Steve Matteson.
Creative Type Director.



In his words.
Steve Matteson is the creative type director for Monotype, and is a type designer, historian and letterpress printer. He has designed more than 80 typeface families including brand families for Toyota, Microsoft and Google, as well as for the Monotype Library, including a dozen revivals of Frederic Goudy’s typefaces.
He attended the Rochester Institute of Technology’s School of Printing, where he was steeped in typography, calligraphy, design and fine printing, and learned a dedication to high quality craftsmanship.
In 1990 Steve worked with the team that made Microsoft’s first TrueType fonts and opened Monotype’s first office in California.
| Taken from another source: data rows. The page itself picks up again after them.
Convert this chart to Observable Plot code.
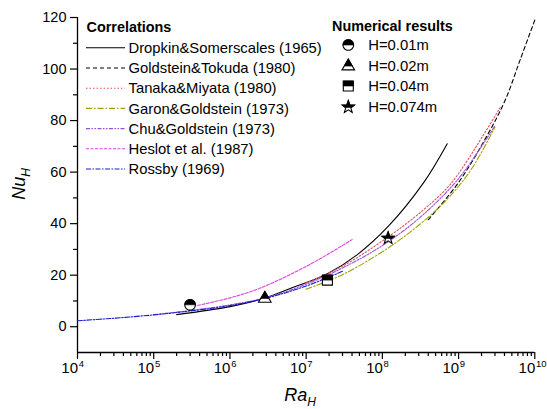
<!DOCTYPE html>
<html><head><meta charset="utf-8">
<script src="https://cdn.jsdelivr.net/npm/d3@7"></script>
<script src="https://cdn.jsdelivr.net/npm/@observablehq/plot@0.6"></script>
<style>body{margin:0;background:#fff;} svg{display:block;}</style>
</head><body><div id="chart"></div>
<script>
// ---- data ----
const dropkinRa = [2e5, 1e6, 2.85e6, 6.2e6, 1.9e7, 4.7e7, 1.2e8, 3.5e8, 7.1e8];
const dropkinNu = [4.7, 7.8, 11.1, 14.8, 20.6, 28, 39, 56, 71];
const goldsteinRa = [4e8, 1e9, 2.4e9, 4.1e9, 6.5e9, 1e10];
const goldsteinNu = [41.5, 56, 74.5, 88, 104, 119];
const tanakaRa = [1e7, 3e7, 1.28e8, 3.5e8, 7.9e8, 2.4e9, 3.5e9];
const tanakaNu = [17, 23.5, 35.5, 45.5, 55.5, 77, 85];
const garonRa = [1e7, 3e7, 1.28e8, 4e8, 7.9e8, 1.5e9, 3e9];
const garonNu = [14.6, 20.2, 31.2, 42.5, 51, 61.5, 77.5];
const chuRa = [1e5, 3e5, 1e6, 3e6, 1e7, 3e7, 1e8, 3e8, 1e9, 3e9];
const chuNu = [4.7, 6.3, 8.5, 11.3, 16.5, 22.8, 31.5, 42, 57.5, 78];
const heslotRa = [3.3e5, 1e6, 2.5e6, 1.14e7, 4e7];
const heslotNu = [7.9, 11.2, 15, 24.3, 33.8];
const rossbyRa = [1e4, 3e4, 1e5, 3e5, 1e6, 3e6, 1e7, 3e7];
const rossbyNu = [2.3, 3.3, 4.6, 6.1, 8.2, 11.1, 15.8, 21.5];

const correlationNames = ["Dropkin&Somerscales (1965)", "Goldstein&Tokuda (1980)", "Tanaka&Miyata (1980)",
  "Garon&Goldstein (1973)", "Chu&Goldstein (1973)", "Heslot et al. (1987)", "Rossby (1969)"];
const correlationRa = [dropkinRa, goldsteinRa, tanakaRa, garonRa, chuRa, heslotRa, rossbyRa];
const correlationNu = [dropkinNu, goldsteinNu, tanakaNu, garonNu, chuNu, heslotNu, rossbyNu];

const markerNames = ["H=0.01m", "H=0.02m", "H=0.04m", "H=0.074m"];
const markerRa = [3.0e5, 2.87e6, 1.9e7, 1.19e8];
const markerNu = [8.5, 11.2, 18.1, 34.6];

const xMajorExp = [4, 5, 6, 7, 8, 9, 10];
const yMajorTicks = [0, 20, 40, 60, 80, 100, 120];
const yMinorTicks = [10, 30, 50, 70, 90, 110];

// ---- styles ----
const lineStyles = [
  {stroke: "#000000", dash: null},
  {stroke: "#000000", dash: "4,3"},
  {stroke: "#e0505a", dash: "1.5,2"},
  {stroke: "#a3a300", dash: "6,2,1.5,2"},
  {stroke: "#9b4fe0", dash: "4,1.5,1.5,1.5,1.5,1.5"},
  {stroke: "#e040e0", dash: "3,1.5"},
  {stroke: "#1a1ad0", dash: "5,1.5,1.5,1.5"}
];

function clipAbove(pts, cut) {
  const out = [];
  for (let i = 0; i < pts.length; i++) {
    const a = pts[i], b = pts[(i + 1) % pts.length];
    const ain = a[1] <= cut, bin = b[1] <= cut;
    if (ain) out.push(a);
    if (ain !== bin) {
      const t = (cut - a[1]) / (b[1] - a[1]);
      out.push([a[0] + t * (b[0] - a[0]), cut]);
    }
  }
  return out;
}
function polySymbol(pts) {
  return {draw(ctx) { pts.forEach((p, i) => i ? ctx.lineTo(p[0], p[1]) : ctx.moveTo(p[0], p[1])); ctx.closePath(); }};
}
const circlePts = d3.range(48).map(i => [5.3 * Math.cos(i / 48 * 2 * Math.PI), 5.3 * Math.sin(i / 48 * 2 * Math.PI)]);
const trianglePts = [[0, -6.6], [6.3, 4.4], [-6.3, 4.4]];
const squarePts = [[-5, -5], [5, -5], [5, 5], [-5, 5]];
const starPts = d3.range(10).map(i => {
  const a = -Math.PI / 2 + i * Math.PI / 5, r = i % 2 ? 2.7 : 6.6;
  return [r * Math.cos(a), r * Math.sin(a) + 0.6];
});
const shapes = [
  {full: polySymbol(circlePts), top: polySymbol(clipAbove(circlePts, 0))},
  {full: polySymbol(trianglePts), top: polySymbol(clipAbove(trianglePts, 0.6))},
  {full: polySymbol(squarePts), top: polySymbol(clipAbove(squarePts, 0))},
  {full: polySymbol(starPts), top: polySymbol(clipAbove(starPts, 0.9))}
];

// ---- tables ----
const lineTables = correlationNames.map((name, i) => correlationRa[i].map((ra, j) => ({name, Ra: ra, Nu: correlationNu[i][j]})));
const markerTable = markerNames.map((name, i) => ({name, Ra: markerRa[i], Nu: markerNu[i]}));
const xMajor = xMajorExp.map(e => Math.pow(10, e));
const xMinor = [];
for (let e = 4; e < 10; e++) for (let k = 2; k <= 9; k++) xMinor.push(k * Math.pow(10, e));

const font = "Liberation Sans, Arial, sans-serif";
const marks = [
  Plot.axisY(yMajorTicks, {tickSize: 7, tickPadding: 4, fontSize: 14.5, tickFormat: d => String(d), label: null, strokeWidth: 1.2}),
  Plot.axisY(yMinorTicks, {tickSize: 4, tickFormat: () => "", label: null, strokeWidth: 1.2}),
  Plot.axisX(xMajor, {tickSize: 7, tickFormat: () => "", label: null, strokeWidth: 1.2}),
  Plot.axisX(xMinor, {tickSize: 4, tickFormat: () => "", label: null, strokeWidth: 1.2}),
  Plot.text(xMajor, {x: d => d, frameAnchor: "bottom", dy: 20, dx: 0.5, text: () => "10", textAnchor: "end", fontSize: 15}),
  Plot.text(xMajor, {x: d => d, frameAnchor: "bottom", dy: 14, dx: 1.2, text: d => String(Math.round(Math.log10(d))), textAnchor: "start", fontSize: 9.5}),
  Plot.ruleX([1e4], {strokeWidth: 1.3}),
  Plot.ruleY([-10], {strokeWidth: 1.3})
];
lineTables.forEach((tbl, i) => {
  marks.push(Plot.line(tbl, {x: "Ra", y: "Nu", stroke: lineStyles[i].stroke, strokeWidth: 1.1,
    strokeDasharray: lineStyles[i].dash, curve: "catmull-rom"}));
});
markerTable.forEach((row, i) => {
  marks.push(Plot.dot([row], {x: "Ra", y: "Nu", symbol: shapes[i].full, fill: "white", stroke: "black", strokeWidth: 1.1}));
  marks.push(Plot.dot([row], {x: "Ra", y: "Nu", symbol: shapes[i].top, fill: "black", stroke: "black", strokeWidth: 0.6}));
});

const plot = Plot.plot({
  width: 547, height: 409,
  marginLeft: 77, marginRight: 12.7, marginTop: 17, marginBottom: 57,
  x: {type: "log", domain: [1e4, 1e10], label: null},
  y: {domain: [-10, 120], label: null},
  style: {fontFamily: font, background: "white", overflow: "visible", color: "black"},
  marks
});
document.getElementById("chart").appendChild(plot);

// ---- legend & axis titles ----
const svg = d3.select(plot);
const g = svg.append("g").attr("font-family", font).attr("fill", "black").attr("text-anchor", "start");
g.append("text").attr("x", 86.5).attr("y", 27).attr("dy", "0.35em").attr("font-size", 14.4).attr("font-weight", "bold").text("Correlations");
correlationNames.forEach((name, i) => {
  const y = 47.8 + 20.2 * i;
  const ln = g.append("line").attr("x1", 86).attr("x2", 125).attr("y1", y).attr("y2", y)
    .attr("stroke", lineStyles[i].stroke).attr("stroke-width", 1.1);
  if (lineStyles[i].dash) ln.attr("stroke-dasharray", lineStyles[i].dash);
  g.append("text").attr("x", 128.5).attr("y", y).attr("dy", "0.35em").attr("font-size", 14.8).text(name);
});
g.append("text").attr("x", 332).attr("y", 26).attr("dy", "0.35em").attr("font-size", 14.4).attr("font-weight", "bold").text("Numerical results");
markerNames.forEach((name, i) => {
  const y = 45 + 20.5 * i;
  g.append("path").attr("d", d3.symbol(shapes[i].full)()).attr("transform", `translate(348.3,${y})`).attr("fill", "white").attr("stroke", "black").attr("stroke-width", 1.1);
  g.append("path").attr("d", d3.symbol(shapes[i].top)()).attr("transform", `translate(348.3,${y})`).attr("fill", "black").attr("stroke", "black").attr("stroke-width", 0.6);
  g.append("text").attr("x", 368.3).attr("y", y).attr("dy", "0.35em").attr("font-size", 14.8).text(name);
});
const xl = g.append("text").attr("x", 300).attr("y", 401).attr("text-anchor", "middle").attr("font-size", 18).attr("font-style", "italic");
xl.append("tspan").text("Ra");
xl.append("tspan").attr("font-size", 12).attr("dy", 5).text("H");
const yl = g.append("text").attr("transform", "translate(25,184) rotate(-90)").attr("text-anchor", "middle").attr("font-size", 18).attr("font-style", "italic");
yl.append("tspan").text("Nu");
yl.append("tspan").attr("font-size", 12).attr("dy", 5).text("H");
</script>
</body></html>
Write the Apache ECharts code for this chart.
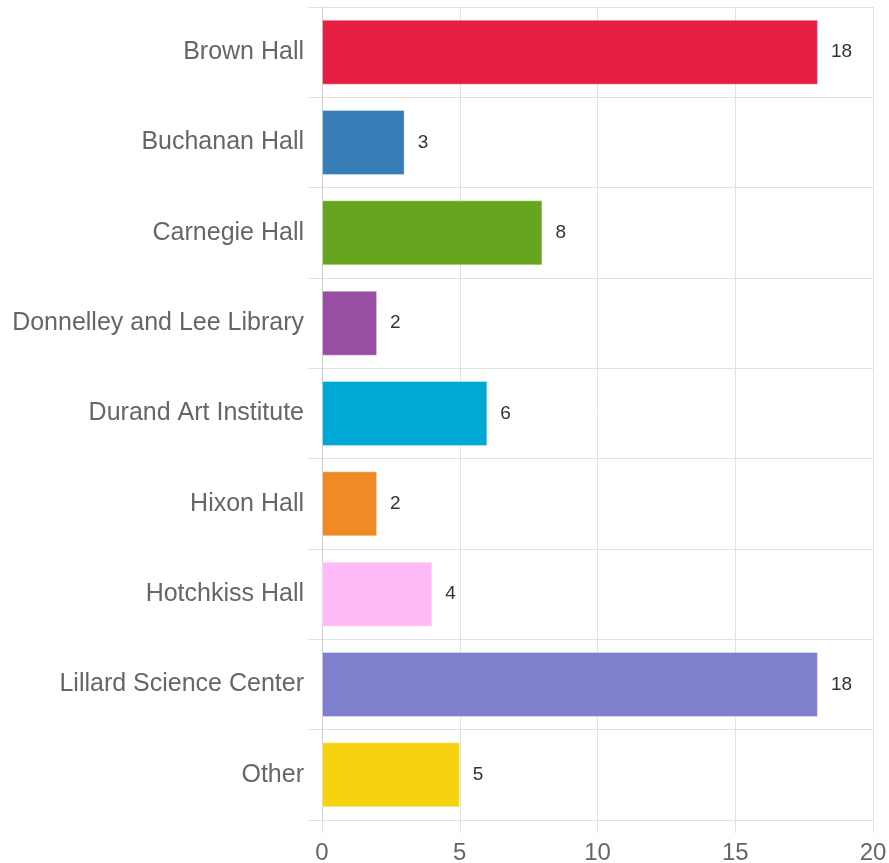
<!DOCTYPE html>
<html>
<head>
<meta charset="utf-8">
<script src="https://cdn.jsdelivr.net/npm/echarts@6/dist/echarts.min.js"></script>
<style>
html,body{margin:0;padding:0;background:#fff;}
#chart{width:889px;height:863px;}
</style>
</head>
<body>
<div id="chart"></div>
<script>
const categories = ["Brown Hall","Buchanan Hall","Carnegie Hall","Donnelley and Lee Library","Durand Art Institute","Hixon Hall","Hotchkiss Hall","Lillard Science Center","Other"];
const values = [18,3,8,2,6,2,4,18,5];
const colors = ["#E61E44","#377EB8","#66A61E","#984EA3","#00A9D4","#F08A24","#FFBAF8","#7F80CD","#F7D30F"];
const xTicks = [0,5,10,15,20];

const chart = echarts.init(document.getElementById('chart'));
const font = "'Liberation Sans', Arial, sans-serif";
chart.setOption({
  animation:false,
  backgroundColor:'#fff',
  grid:{left:322,right:16,top:7,bottom:43,containLabel:false,outerBoundsMode:'none'},
  xAxis:{
    type:'value',min:xTicks[0],max:xTicks[xTicks.length-1],interval:xTicks[1]-xTicks[0],
    axisLine:{show:false},
    axisTick:{show:true,length:13,lineStyle:{color:'#e2e2e2'}},
    splitLine:{show:true,lineStyle:{color:'#e2e2e2',width:1}},
    axisLabel:{fontSize:24,color:'#666',fontFamily:font,margin:21}
  },
  yAxis:{
    type:'category',data:categories,inverse:true,
    axisLine:{show:true,lineStyle:{color:'#cfcfcf'}},
    axisTick:{show:true,length:14,lineStyle:{color:'#e2e2e2'}},
    splitLine:{show:true,lineStyle:{color:'#e2e2e2',width:1}},
    axisLabel:{fontSize:25,color:'#666',fontFamily:font,margin:18}
  },
  series:[{
    type:'bar',
    barCategoryGap:'28%',
    data:values.map((v,i)=>({value:v,itemStyle:{color:colors[i],borderColor:'rgba(255,255,255,0.35)',borderWidth:1}})),
    label:{show:true,position:'right',distance:9,fontSize:19,color:'#333',fontFamily:font,backgroundColor:'#fff',padding:[2,4]}
  }]
});
</script>
</body>
</html>
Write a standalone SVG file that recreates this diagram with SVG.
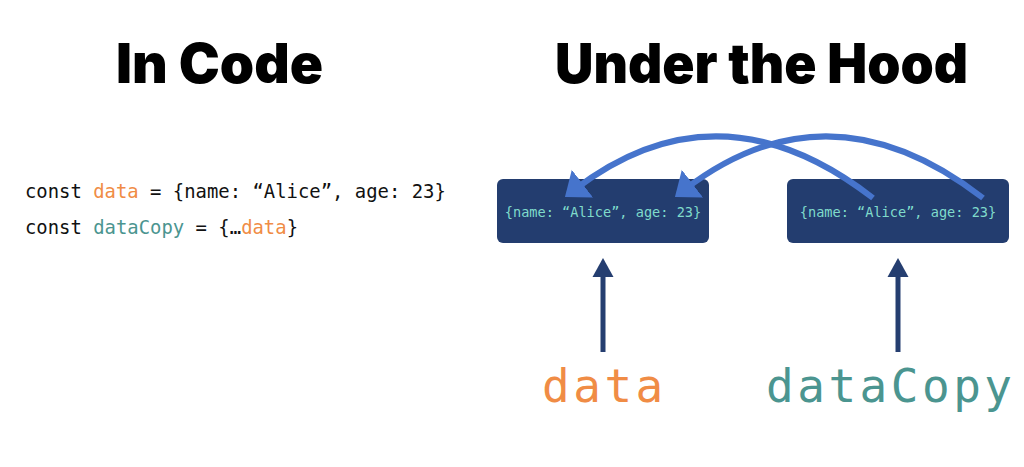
<svg xmlns="http://www.w3.org/2000/svg" width="1024" height="467" viewBox="0 0 1024 467">
  <style>
    .title { font-family: Inter, "Liberation Sans", Arial, sans-serif; font-weight: 900; font-size: 55px; fill: #000; }
    .code { font-family: "DejaVu Sans Mono", "Liberation Mono", monospace; font-size: 18.9px; fill: #111; }
    .box { fill: #233D6F; }
    .boxtext { font-family: "DejaVu Sans Mono", "Liberation Mono", monospace; font-size: 13.6px; fill: #7FDBCB; text-anchor: middle; }
    .label { font-family: "DejaVu Sans Mono", "Liberation Mono", monospace; font-size: 46px; letter-spacing: 3.5px; }
    .orange { fill: #F08C45; }
    .teal { fill: #4B9590; }
    .ref { fill: none; stroke: #4674CC; stroke-width: 6; marker-end: url(#headBlue); }
    .ptr { fill: none; stroke: #253E70; stroke-width: 5; marker-end: url(#headNavy); }
  </style>
  <defs>
    <marker id="headBlue" markerUnits="userSpaceOnUse" viewBox="0 -18 23 36" markerWidth="23" markerHeight="36" refX="10" refY="0" orient="auto">
      <polygon points="0,-17.5 22,0 0,17.5" fill="#4674CC"/>
    </marker>
    <marker id="headNavy" markerUnits="userSpaceOnUse" viewBox="0 -11 20 22" markerWidth="20" markerHeight="22" refX="5" refY="0" orient="auto">
      <polygon points="0,-10.5 19,0 0,10.5" fill="#253E70"/>
    </marker>
  </defs>
  <rect width="1024" height="467" fill="#fff"/>

  <g id="title-code">
    <text class="title" x="116" y="83" textLength="207" lengthAdjust="spacingAndGlyphs">In Code</text>
  </g>
  <g id="title-hood">
    <text class="title" x="555" y="83" textLength="413" lengthAdjust="spacingAndGlyphs">Under the Hood</text>
  </g>

  <g id="code">
    <text class="code" x="25" y="198">const <tspan class="orange">data</tspan> = {name: “Alice”, age: 23}</text>
    <text class="code" x="25" y="234">const <tspan class="teal">dataCopy</tspan> = {…<tspan class="orange">data</tspan>}</text>
  </g>

  <g id="object1">
    <rect class="box" x="497" y="179" width="212" height="64" rx="6"/>
    <text class="boxtext" x="603" y="217">{name: “Alice”, age: 23}</text>
  </g>
  <g id="object2">
    <rect class="box" x="787" y="179" width="222" height="64" rx="6"/>
    <text class="boxtext" x="898" y="217">{name: “Alice”, age: 23}</text>
  </g>

  <g id="label-data">
    <text class="label orange" x="542" y="402">data</text>
  </g>
  <g id="label-dataCopy">
    <text class="label teal" x="766" y="402">dataCopy</text>
  </g>

  <g id="connectors">
    <path class="ref" d="M873,198 Q719,79 574.5,189.7"/>
    <path class="ref" d="M983,198 Q829,79 684.5,189.7"/>
    <path class="ptr" d="M603,352 L603,272"/>
    <path class="ptr" d="M898,352 L898,272"/>
  </g>
</svg>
A dedication to making best-in-class typefaces for digital environments has put his work in most eReader products, mobile handsets and very prominently on the web – his Open Sans family has more than 29 billion page views per week.
In 2012 Steve worked with MIT’s Agelab to understand if typeface design could impact the time a driver has their eyes off the road. The resulting legibility study has informed designers of auto and aviation user interfaces in ways to optimize their typographic displays.
Studio releases.
Carnero™







Carnero™ is a feisty hybrid of precise geometry and calligraphic flair; a design that walks that fine line between being sensible and a standout. In an increasingly monotone typographic landscape – Carnero has a unique pulse that moves the reader along with a new energy. Carnero gives life to simple utility with kinetic letter shapes, open apertures, and generous counters.
Massif™


Most of Matteson’s type designs are custom projects designed with an end use or customer in mind. Massif, which had no customer or specific purpose, was probably his most personal typeface to date. “My goal was to embody, in Massif’s two-dimensional letterforms, the angular tension and smooth curvature characteristic of the rugged terrain of Yosemite National Park’s Half Dome, which was formed by eons of glacial and tectonic activity,” Matteson explains.
Miramonte Pro™



Miramonte Pro was designed by Steve Matteson in 2006 as a friendly sans serif design suitable for user-interface design, corporate branding and publishing. The name means 'behold the mountains' in Spanish, suggesting the rustic, unrefined type design. Miramonte is based on Stanislav Marso's humanist sans serif released by Grafotechna in 1960.